Júlio Cesar tomba morto, assassinado a punhais que foi pelos seus algozes, aos pés da estatua de Pompeu. Brutus, seu filho adotivo e um dos assassinos, fala ao povo, justificando a morte do Imperador. Aplaudido, retira-se, acompanhado de seus comparsas, deixando Marco Antonio, sobrinho de Cesar, com a incumbência de fazer o elogio fúnebre. E começa, compungido, voz embargada: “Romanos, compatriotas, prestai-me atenção: “se tendes lágrimas, preparai-vos para derramá-las...” E o discurso segue em um crescendo, até “virar o jogo”, com a multidão saindo em perseguição aos assassinos. Lembro-me sempre deste começo do “Júlio Cesar”, de Shakespeare, quando me deparo com noticia – qualquer uma – que pode me levar às lágrimas. Um esclarecimento relevantíssimo: sou torcedor do Botafogo desde a mais tenra idade. E só do Botafogo, acima, até da seleção brasileira. Nos 10 anos que morei no Rio, ouso dizer que assisti a, pelo menos, 90% dos jogos do Botafogo. Vi Garrincha, Didi, Gerson, Jairzinho, Nilton Santos, Manga, Paulo César Caju e dezenas de outros craques de verdade. Suspenses, alegrias e tristezas eu vivi, como aquele campeonato de 1971, perdido por culpa do juiz José Marçal Filho, (jamais esquecerei o nome daquele gatuno) e de minha mulher. Sobre esta explico: passei todo o campeonato indo ao jogo com a mesma roupa, incluindo a mesma cueca e o mesmo par de meias, sem lavar, tudo guardado em uma sacola. Exatamente no dia da decisão ela mandara lavar minhas meias e a cueca. Não sou supersticioso, mas tivesse eu com aquelas peças (que não estavam tão mal cheirosas, como alegado por ela), o Fluminense não teria feito aquele irregular gol da vitória aos 41 minutos do 2º tempo. Apesar de ser emocionalmente equilibrado, chorei, descabelei-me (naquela época eu os tinha em abundancia) e fui o último a sair do Maracanã, já às escuras. Mas, o que me fez relembrar Shakespeare, relacionando-o ao Botafogo, tanto tempo depois? É que me deparo com a seguinte manchete no “Google noticias”: “Mancini admite receio de debandada no Botafogo”. E, a matéria disserta sobre a possibilidade de vários jogadores abandonarem o clube, pelo atraso no pagamento dos salários. Li e me preparei para derramar lágrimas de tristeza e humilhação. Viver é ir morrendo aos poucos, ensina o poeta e, por conseqüência, quanto mais se vive, mais se morre. Como ainda tenho lágrimas, deixo-as cair sobre o papel e morro um pouco mais. 

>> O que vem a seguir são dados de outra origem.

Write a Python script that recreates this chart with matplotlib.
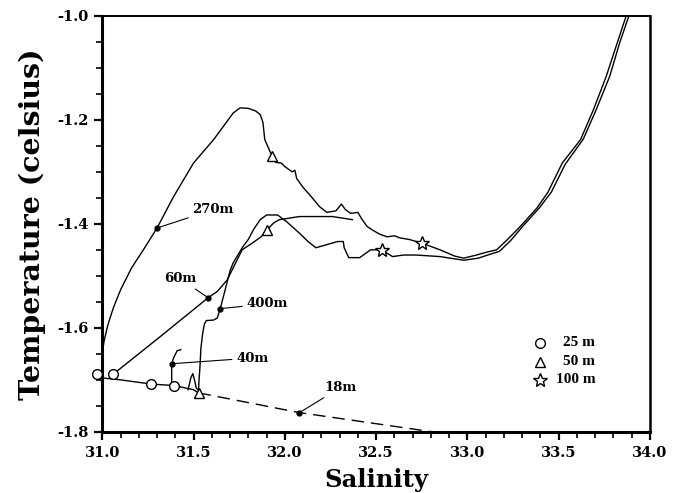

sexta-feira, 1 de agosto de 2014

A Santa Inveja

Leio, com indisfarçável inveja, que o Produto Interno Americano, o famoso “PIB”, cresceu 4% no ultimo trimestre. Lembro-me de que, pouco tempo atrás, quando estourou a bolha imobiliária, alguns economistas de plantão, talvez ainda saudosos da falida União Soviética, afirmavam que os Estados Unidos, em definitivo, desciam a ladeira do desenvolvimento e talvez o próprio dólar desaparecesse como moeda internacional. Era, segundo diziam, a hora e a vez da China. Pois não foram necessários mais do que cinco anos para que a economia norte-americana voltasse a crescer e o dólar, mais do que nunca, dominasse o cenário financeiro internacional. Enquanto isso, em nossas paragens, já nem se fala em PIB, o superávit tem o pior resultado em 14 anos, o nível de emprego continua desabando, prevê-se aumento nos alugueres, da energia elétrica e nossa (nossa? Deus me livre!) Presidente vai para inútil reunião na Venezuela, onde se encontrará com Maduros, que acaba de quebrar aquele País e com Cristina, que largou na mão de seu Ministro da Economia a quase impossível missão de livrar a Argentina da situação de “incumprimento”, designação elegante para “moratória”. Segundo os especialistas, essa inadimplência retira a Argentina do acesso ao mercado financeiro internacional, com danosas conseqüências internas. O peso deve sofrer forte desvalorização e o povo portenho viverá dias sombrios. Se vai “sobrar” para o Brasil, (o que é quase certo) só o tempo dirá. E Dª Cristina chama seus credores de “abutres”, só porque eles querem receber o que lhes é devido. Parece Dª Dilma mandando demitir o analista do Banco Santander, que concluiu ser a reeleição danosa para a economia brasileira. Coisas da América Latina!